» Data shown
..............................

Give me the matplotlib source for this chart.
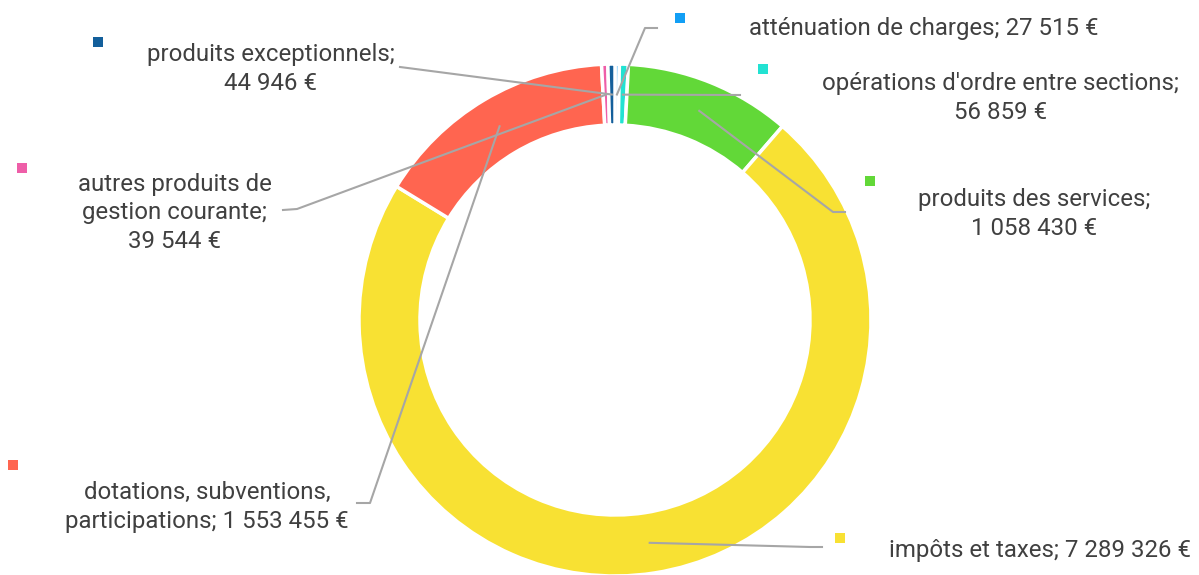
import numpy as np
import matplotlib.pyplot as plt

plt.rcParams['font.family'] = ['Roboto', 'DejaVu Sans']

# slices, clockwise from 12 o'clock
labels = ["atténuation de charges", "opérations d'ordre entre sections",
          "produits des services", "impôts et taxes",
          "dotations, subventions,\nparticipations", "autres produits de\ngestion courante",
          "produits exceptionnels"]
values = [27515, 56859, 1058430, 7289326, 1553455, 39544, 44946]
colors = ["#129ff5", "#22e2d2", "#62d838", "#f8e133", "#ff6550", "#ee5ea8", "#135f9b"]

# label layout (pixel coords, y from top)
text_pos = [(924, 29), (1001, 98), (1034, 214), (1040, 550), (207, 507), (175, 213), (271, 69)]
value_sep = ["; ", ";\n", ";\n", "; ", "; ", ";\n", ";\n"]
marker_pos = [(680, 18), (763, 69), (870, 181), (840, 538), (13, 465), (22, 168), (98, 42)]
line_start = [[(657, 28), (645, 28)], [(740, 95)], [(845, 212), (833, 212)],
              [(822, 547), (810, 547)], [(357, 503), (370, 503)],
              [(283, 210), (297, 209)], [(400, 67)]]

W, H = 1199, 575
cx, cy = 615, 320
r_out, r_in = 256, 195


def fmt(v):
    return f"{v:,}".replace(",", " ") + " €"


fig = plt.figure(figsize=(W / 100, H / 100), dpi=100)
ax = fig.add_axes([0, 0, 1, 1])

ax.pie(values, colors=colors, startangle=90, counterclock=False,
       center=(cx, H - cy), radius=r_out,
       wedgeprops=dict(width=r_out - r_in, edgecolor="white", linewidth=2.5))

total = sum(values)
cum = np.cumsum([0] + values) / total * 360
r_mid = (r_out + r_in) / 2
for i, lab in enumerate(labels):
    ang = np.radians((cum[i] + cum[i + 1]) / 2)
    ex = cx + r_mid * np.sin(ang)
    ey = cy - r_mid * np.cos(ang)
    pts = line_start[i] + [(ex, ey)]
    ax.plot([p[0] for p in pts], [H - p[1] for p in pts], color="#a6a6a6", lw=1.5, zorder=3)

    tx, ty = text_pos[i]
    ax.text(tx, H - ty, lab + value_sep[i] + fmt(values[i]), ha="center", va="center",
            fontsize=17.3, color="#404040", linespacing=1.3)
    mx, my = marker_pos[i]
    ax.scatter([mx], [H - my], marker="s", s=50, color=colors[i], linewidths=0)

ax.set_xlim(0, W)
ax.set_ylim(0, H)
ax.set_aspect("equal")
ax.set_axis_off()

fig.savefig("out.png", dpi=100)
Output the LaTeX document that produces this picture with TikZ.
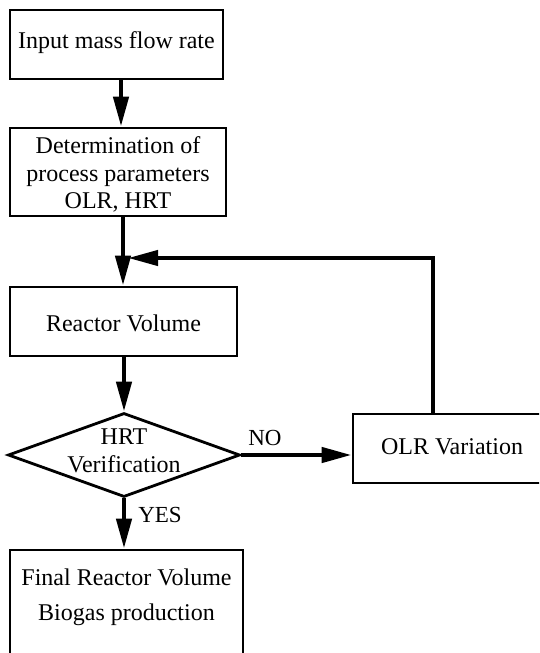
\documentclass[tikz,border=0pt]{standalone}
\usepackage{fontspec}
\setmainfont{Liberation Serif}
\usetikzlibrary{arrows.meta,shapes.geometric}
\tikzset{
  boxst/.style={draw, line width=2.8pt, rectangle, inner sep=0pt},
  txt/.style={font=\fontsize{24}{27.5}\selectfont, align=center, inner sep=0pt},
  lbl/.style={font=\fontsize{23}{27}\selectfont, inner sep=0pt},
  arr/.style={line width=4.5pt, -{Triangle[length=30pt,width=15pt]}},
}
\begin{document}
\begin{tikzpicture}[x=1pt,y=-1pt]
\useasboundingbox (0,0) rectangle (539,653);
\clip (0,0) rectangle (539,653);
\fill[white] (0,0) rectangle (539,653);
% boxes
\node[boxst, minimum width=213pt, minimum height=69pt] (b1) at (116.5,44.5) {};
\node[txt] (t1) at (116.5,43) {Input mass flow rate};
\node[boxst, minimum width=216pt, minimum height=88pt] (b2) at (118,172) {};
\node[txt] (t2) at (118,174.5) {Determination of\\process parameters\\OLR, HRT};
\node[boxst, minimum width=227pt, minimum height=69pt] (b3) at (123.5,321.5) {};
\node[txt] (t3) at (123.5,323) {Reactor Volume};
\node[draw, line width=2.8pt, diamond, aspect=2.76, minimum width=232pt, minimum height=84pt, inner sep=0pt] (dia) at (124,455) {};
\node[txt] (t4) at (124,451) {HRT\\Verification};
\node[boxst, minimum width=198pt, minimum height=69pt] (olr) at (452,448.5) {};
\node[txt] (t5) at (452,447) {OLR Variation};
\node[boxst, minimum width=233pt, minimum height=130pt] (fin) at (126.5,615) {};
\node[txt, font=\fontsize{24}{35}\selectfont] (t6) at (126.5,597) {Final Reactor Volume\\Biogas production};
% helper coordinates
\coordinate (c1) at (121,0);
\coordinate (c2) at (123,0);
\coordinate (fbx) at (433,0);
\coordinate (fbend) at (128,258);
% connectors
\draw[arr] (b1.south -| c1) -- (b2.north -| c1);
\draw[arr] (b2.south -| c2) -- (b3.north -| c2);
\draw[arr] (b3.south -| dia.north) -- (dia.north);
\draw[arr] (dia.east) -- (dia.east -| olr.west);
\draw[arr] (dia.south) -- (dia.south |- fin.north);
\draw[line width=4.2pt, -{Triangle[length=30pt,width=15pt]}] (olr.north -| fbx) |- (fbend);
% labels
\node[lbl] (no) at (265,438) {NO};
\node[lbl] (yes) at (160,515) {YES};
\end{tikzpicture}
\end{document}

..............................

» What you will do
Leave out any pictures, please, and quote only the lines from the top of the data through the line that contains "plt.rcParams['font.family'] = ['Roboto', 'DejaVu".

» Finished answer
Give me the matplotlib source for this chart.
import numpy as np
import matplotlib.pyplot as plt

plt.rcParams['font.family'] = ['Roboto', 'DejaVu Sans']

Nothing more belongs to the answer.